— Begin Records supplied —

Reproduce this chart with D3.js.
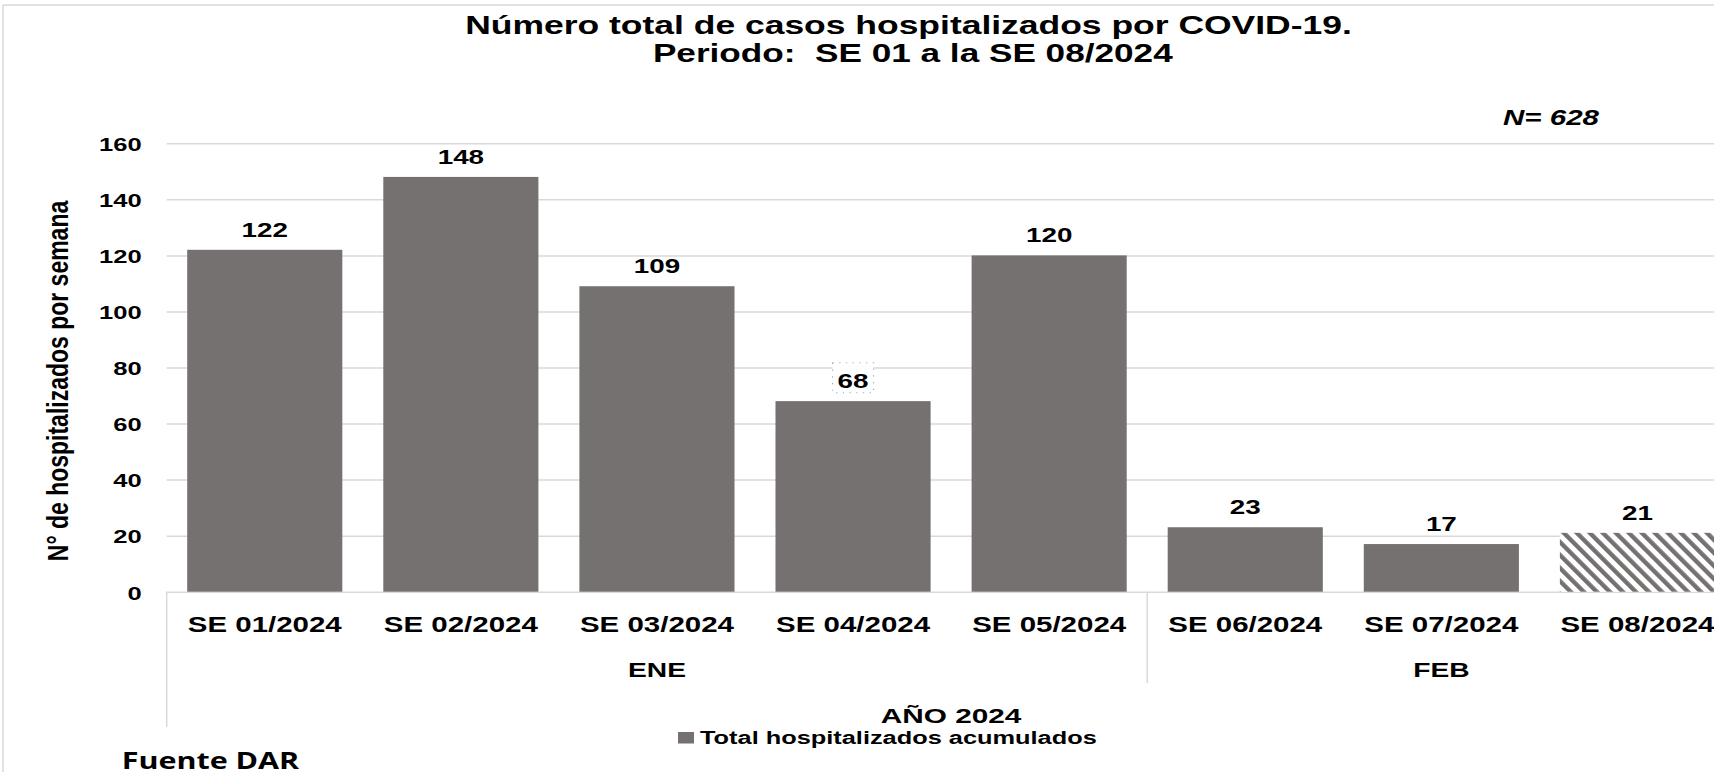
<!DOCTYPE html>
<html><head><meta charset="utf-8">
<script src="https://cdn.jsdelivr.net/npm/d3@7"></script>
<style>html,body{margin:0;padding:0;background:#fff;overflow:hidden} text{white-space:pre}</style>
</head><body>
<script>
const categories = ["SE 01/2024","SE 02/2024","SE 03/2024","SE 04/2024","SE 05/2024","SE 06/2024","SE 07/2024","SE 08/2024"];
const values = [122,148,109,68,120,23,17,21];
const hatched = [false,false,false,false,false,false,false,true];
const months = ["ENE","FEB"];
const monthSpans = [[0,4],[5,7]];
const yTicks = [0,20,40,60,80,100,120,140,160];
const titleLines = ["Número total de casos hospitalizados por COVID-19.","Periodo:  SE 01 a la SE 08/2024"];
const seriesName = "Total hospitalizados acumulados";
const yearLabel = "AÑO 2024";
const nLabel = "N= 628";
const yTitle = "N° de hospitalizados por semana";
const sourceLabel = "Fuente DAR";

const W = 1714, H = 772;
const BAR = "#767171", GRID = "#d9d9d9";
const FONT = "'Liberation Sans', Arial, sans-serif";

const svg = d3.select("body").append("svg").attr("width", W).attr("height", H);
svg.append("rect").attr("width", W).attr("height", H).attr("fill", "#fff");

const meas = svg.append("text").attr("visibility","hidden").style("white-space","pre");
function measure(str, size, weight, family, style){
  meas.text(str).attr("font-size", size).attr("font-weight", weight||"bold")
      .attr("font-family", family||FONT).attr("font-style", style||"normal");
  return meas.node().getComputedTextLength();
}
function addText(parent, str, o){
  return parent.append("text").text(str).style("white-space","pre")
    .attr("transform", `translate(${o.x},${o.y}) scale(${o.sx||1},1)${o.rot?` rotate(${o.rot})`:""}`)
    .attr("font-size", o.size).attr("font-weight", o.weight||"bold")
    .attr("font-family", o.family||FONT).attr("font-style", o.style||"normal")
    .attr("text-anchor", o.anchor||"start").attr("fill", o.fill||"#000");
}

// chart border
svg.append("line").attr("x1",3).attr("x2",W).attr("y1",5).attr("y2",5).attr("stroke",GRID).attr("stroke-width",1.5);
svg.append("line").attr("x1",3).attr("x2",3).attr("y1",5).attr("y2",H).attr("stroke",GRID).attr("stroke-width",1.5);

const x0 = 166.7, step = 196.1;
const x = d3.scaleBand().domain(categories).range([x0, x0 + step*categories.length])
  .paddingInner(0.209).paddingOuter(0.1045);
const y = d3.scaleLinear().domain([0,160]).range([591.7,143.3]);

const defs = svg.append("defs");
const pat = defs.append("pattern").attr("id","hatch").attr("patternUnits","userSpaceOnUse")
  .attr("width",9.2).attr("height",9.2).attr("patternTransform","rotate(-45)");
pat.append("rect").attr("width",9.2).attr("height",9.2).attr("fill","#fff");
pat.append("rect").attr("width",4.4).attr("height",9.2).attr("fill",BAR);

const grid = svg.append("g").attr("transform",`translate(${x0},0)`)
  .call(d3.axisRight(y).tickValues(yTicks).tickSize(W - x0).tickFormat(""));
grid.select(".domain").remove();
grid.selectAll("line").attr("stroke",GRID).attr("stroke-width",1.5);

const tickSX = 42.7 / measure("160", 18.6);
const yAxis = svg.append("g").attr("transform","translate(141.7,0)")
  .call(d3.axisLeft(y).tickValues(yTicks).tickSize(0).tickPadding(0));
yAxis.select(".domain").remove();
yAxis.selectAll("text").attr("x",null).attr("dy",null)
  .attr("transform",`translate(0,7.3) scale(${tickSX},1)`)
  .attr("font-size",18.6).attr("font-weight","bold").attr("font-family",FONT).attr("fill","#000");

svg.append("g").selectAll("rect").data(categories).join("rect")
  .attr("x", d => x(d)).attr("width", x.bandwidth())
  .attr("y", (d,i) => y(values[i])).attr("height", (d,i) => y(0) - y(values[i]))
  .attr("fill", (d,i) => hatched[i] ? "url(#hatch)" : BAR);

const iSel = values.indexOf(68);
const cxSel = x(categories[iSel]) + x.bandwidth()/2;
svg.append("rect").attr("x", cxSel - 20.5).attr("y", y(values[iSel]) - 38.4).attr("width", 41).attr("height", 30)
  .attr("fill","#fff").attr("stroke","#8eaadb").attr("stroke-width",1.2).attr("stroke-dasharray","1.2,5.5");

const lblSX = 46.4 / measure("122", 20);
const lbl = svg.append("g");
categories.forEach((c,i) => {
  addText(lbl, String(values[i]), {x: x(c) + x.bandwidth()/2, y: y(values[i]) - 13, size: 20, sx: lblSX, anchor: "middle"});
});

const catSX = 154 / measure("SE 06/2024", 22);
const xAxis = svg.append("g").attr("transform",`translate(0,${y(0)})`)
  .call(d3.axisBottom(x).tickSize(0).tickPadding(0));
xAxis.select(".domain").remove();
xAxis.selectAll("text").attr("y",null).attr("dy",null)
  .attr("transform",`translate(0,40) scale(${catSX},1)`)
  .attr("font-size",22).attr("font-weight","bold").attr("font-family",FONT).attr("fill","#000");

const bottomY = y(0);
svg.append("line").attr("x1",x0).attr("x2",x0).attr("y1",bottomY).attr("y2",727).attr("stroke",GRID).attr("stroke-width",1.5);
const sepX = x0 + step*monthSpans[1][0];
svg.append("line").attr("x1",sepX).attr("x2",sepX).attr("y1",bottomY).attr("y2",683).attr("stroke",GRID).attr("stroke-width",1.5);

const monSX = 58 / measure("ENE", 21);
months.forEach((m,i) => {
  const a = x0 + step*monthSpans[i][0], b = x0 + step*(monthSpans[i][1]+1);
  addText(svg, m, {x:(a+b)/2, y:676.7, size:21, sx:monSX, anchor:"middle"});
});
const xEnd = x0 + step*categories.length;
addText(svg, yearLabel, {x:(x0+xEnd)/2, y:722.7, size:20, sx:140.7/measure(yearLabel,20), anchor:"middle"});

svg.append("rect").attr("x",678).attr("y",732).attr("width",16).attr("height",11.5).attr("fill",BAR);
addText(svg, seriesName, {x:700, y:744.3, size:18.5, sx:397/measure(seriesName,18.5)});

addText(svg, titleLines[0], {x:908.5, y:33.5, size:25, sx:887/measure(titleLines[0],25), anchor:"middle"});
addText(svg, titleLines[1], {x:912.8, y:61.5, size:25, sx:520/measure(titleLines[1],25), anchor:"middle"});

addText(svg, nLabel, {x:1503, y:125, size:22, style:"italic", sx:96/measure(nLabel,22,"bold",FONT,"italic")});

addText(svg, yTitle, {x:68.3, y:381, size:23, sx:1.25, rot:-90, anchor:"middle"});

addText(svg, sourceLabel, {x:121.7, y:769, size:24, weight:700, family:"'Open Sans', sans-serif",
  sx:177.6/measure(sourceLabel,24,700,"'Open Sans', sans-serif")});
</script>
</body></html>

— End Records supplied —
— Begin Records supplied —

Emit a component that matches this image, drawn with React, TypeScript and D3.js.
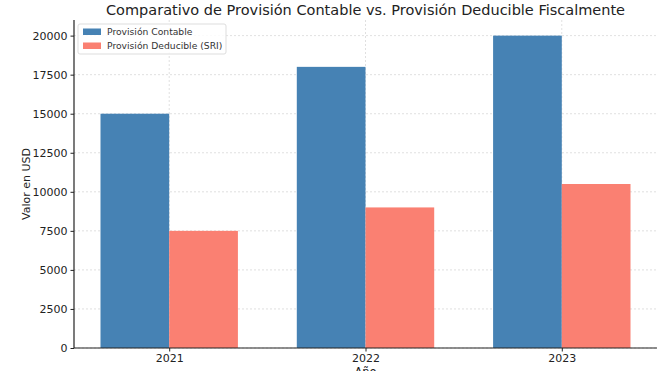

— End Records supplied —

* [What you are asked to do]: Go through the listing above line by line and say how many lines hold the word "chart". Reply with that number only.

* [Exercise response]: 2